What ought to have been added was that the same IAEA report states unequivocally that it had received "no credible information" regarding the alleged "weaponization studies", nor has the agency detected any nuclear activity connected to those alleged studies. Besides, the same IAEA report more than a dozen times stresses the evidence of peacefulness of Iran's nuclear program...
To turn to another example of flawed coverage of Iran by the US media, a recent editorial in the Dallas News states categorically that the IAEA "has recently accused Iran of developing its program of enriching uranium". The editors appear unaware that the nuclear Non-Proliferation Treaty (NPT), to which Iran is a signatory, does not prohibit Iran's uranium-enrichment program.
The IAEA has never declared Iran in material breach of its obligations and, certainly, has never "accused" Iran of pursuing a program sanctioned under the NPT. Rather, the governing board of the IAEA has simply requested from Iran to suspend its sensitive nuclear program as a "confidence-building measure", that is, as a time-bound and thus temporary "legally non-binding" step.
No doubt this is in response to the IAEA reports noted by Afrasiabi, which have found no credible information about "weaponization studies." (And those are just studies, mind you, not actual weaponization programs.) This is of course not the first time that the Bush Administration has moved the goalposts in its fearmongering campaign. As we noted here last December, just after the Administration's own intelligence agencies declared that Iran had no active nuclear weapons program, Bush announced that
Iran will not be "allowed" to acquire even the "scientific knowledge" required to build a nuclear weapon. Previous "red lines" which could trigger an attack had been based on Iran actually building a weapon; now even nibbling at the forbidden fruit of nuclear knowledge could serve as "justification" for a "pre-emptive strike" to quell the "danger." After all, as Bush rather illiterately told reporters, "What's to say they couldn't start another covert nuclear weapons program?" Better safe than sorry, right?
And at the very least, moving the goalposts in this manner will allow the Bush Regime to portray Iran as a dangerous, defiant menace for merely carrying on with its fully legal nuclear power program, as authorized by international treaty and monitored by the IAEA. Thus no matter what Iran actually does – or doesn't do – the Bushists will continue to use the "Persian menace" as fodder for the imperial war machine.
We see this playing out again today, in the scary talk – and Congressional resolutions – damning Iran's "enrichment activities." What was true then is true now: there is literally nothing that Iran can do – or not do – to divert the American elite's desire to strike at their land and bring it under domination. And apparently there is nothing that anyone in America with any power or a major platform will do to stop it either.

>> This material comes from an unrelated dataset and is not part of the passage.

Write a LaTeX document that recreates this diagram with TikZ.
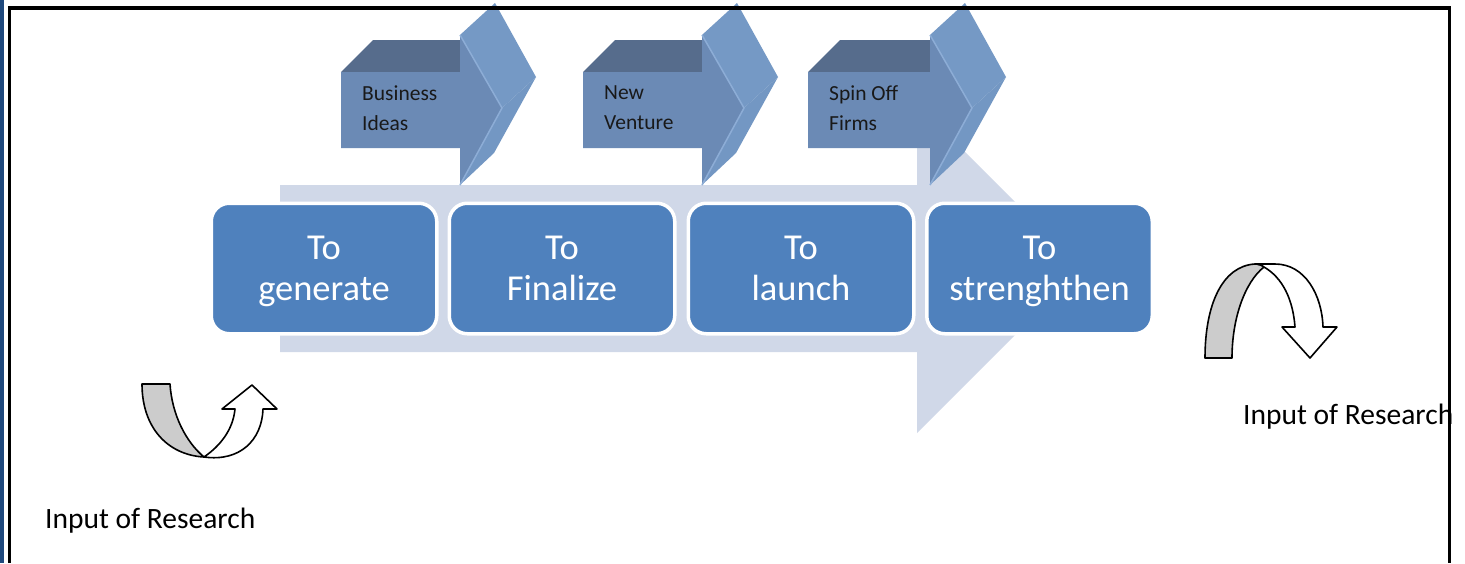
\documentclass[tikz,border=0pt]{standalone}
\usepackage{fontspec}
\setmainfont{Carlito}
\definecolor{lightarrow}{HTML}{D0D8E8}
\definecolor{boxblue}{HTML}{4F81BD}
\definecolor{chevtopc}{HTML}{566C8C}
\definecolor{chevfrontc}{HTML}{6B8AB5}
\definecolor{chevsidec}{HTML}{7599C5}
\definecolor{chevside2c}{HTML}{7397C3}
\definecolor{chevedgec}{HTML}{8DADD6}
\definecolor{borderblue}{HTML}{1F497D}
\definecolor{uturngray}{HTML}{CCCCCC}
\newcommand{\bstrut}{\rule[-6.6pt]{0pt}{36.6pt}}
\tikzset{
  stage/.style={rounded corners=18pt, fill=boxblue, draw=white, line width=3.5pt,
    text=white, font=\fontsize{36.5}{41}\selectfont, align=center,
    minimum width=225.5pt, minimum height=130.5pt, inner sep=0pt},
  chevtext/.style={font=\fontsize{21.5}{30}\selectfont, text=black!90, align=left, inner sep=0pt, anchor=west},
  inputtext/.style={font=\fontsize{29.5}{34}\selectfont, text=black, inner sep=0pt, anchor=west},
  uturn/.style={draw=black, line width=1.6pt, line join=round},
}
\newcommand{\mychevron}[4]{%
  \fill[chevtopc] (#1,72) -- ({#1+32},40) -- (#2,40) -- (#2,72) -- cycle;
  \fill[chevsidec] (#2,35) -- ({#2+35},3) -- ({#2+76},77) -- ({#2+42},108) -- cycle;
  \fill[chevside2c] ({#2+42},108) -- ({#2+76},77) -- ({#2+34},153) -- (#2,185) -- cycle;
  \fill[chevfrontc] (#1,72) -- (#2,72) -- (#2,35) -- ({#2+42},108) -- (#2,185) -- (#2,148) -- (#1,148) -- cycle;
  \draw[chevedgec, line width=1.5pt] (#2,35) -- ({#2+42},108) -- (#2,185);
  \node[chevtext] (#3) at ({#1+21},108) {#4};
}
\begin{document}
\begin{tikzpicture}[x=1pt,y=-1pt]
\useasboundingbox (0,0) rectangle (1465,563);
\fill[white] (0,0) rectangle (1465,563);

% big light arrow
\fill[lightarrow] (280,185) -- (917,185) -- (917,104) -- (1081.5,268.5) -- (917,433) -- (917,352) -- (280,352) -- cycle;

% chevrons
\mychevron{341}{460}{chevA}{Business\\Ideas}
\mychevron{583}{702}{chevB}{New\\Venture}
\mychevron{808}{930}{chevC}{Spin Off\\Firms}

% stage boxes
\node[stage] (gen) at (324,268.5) {\bstrut To\\\bstrut generate};
\node[stage] (fin) at (562,268.5) {\bstrut To\\\bstrut Finalize};
\node[stage] (lau) at (801,268.5) {\bstrut To\\\bstrut launch};
\node[stage] (str) at (1039.5,268.5) {\bstrut To\\\bstrut strenghthen};

% left U-turn arrow
\filldraw[uturn, fill=uturngray] (142,384) -- (170,384) .. controls (172,415) and (186,442) .. (204,457)
   .. controls (168,455) and (142,428) .. (142,384) -- cycle;
\filldraw[uturn, fill=white] (204,457) .. controls (220,446) and (233,430) .. (235,409) -- (222,409) -- (252,385)
   -- (277,409) -- (263,409) .. controls (262,440) and (240,462) .. (204,457) -- cycle;

% right U-turn arrow
\filldraw[uturn, fill=uturngray] (1205,358) -- (1232,358) .. controls (1232,318) and (1245,282) .. (1264,267)
   .. controls (1262,265) and (1258,264) .. (1255,264) .. controls (1222,266) and (1205,305) .. (1205,358) -- cycle;
\filldraw[uturn, fill=white] (1255,264) -- (1275,264) .. controls (1305,264) and (1322,295) .. (1323,327)
   -- (1337,327) -- (1310,358) -- (1282,327) -- (1295,327) .. controls (1293,300) and (1283,278) .. (1264,267)
   .. controls (1262,265) and (1258,264) .. (1255,264) -- cycle;

% labels
\node[inputtext] (inR) at (1243,417) {Input of Research};
\node[inputtext] (inL) at (45,521) {Input of Research};

% frame
\fill[borderblue] (0,0) rectangle (4,563);
\draw[line width=3.5pt, line join=miter] (9.5,563) -- (9.5,8) -- (1449.5,8) -- (1449.5,563);
\end{tikzpicture}
\end{document}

Arthur Silber concludes his damning analysis of our unforced march to new horror with a heartbreaking quote from Martin Luther King Jr. Let it serve as the last word here as well; no one will put it better:
There is such a thing as being too late.... Life often leaves us standing bare, naked, and dejected with lost opportunity.... Over the bleached bones of numerous civilizations are written the pathetic words: "Too late."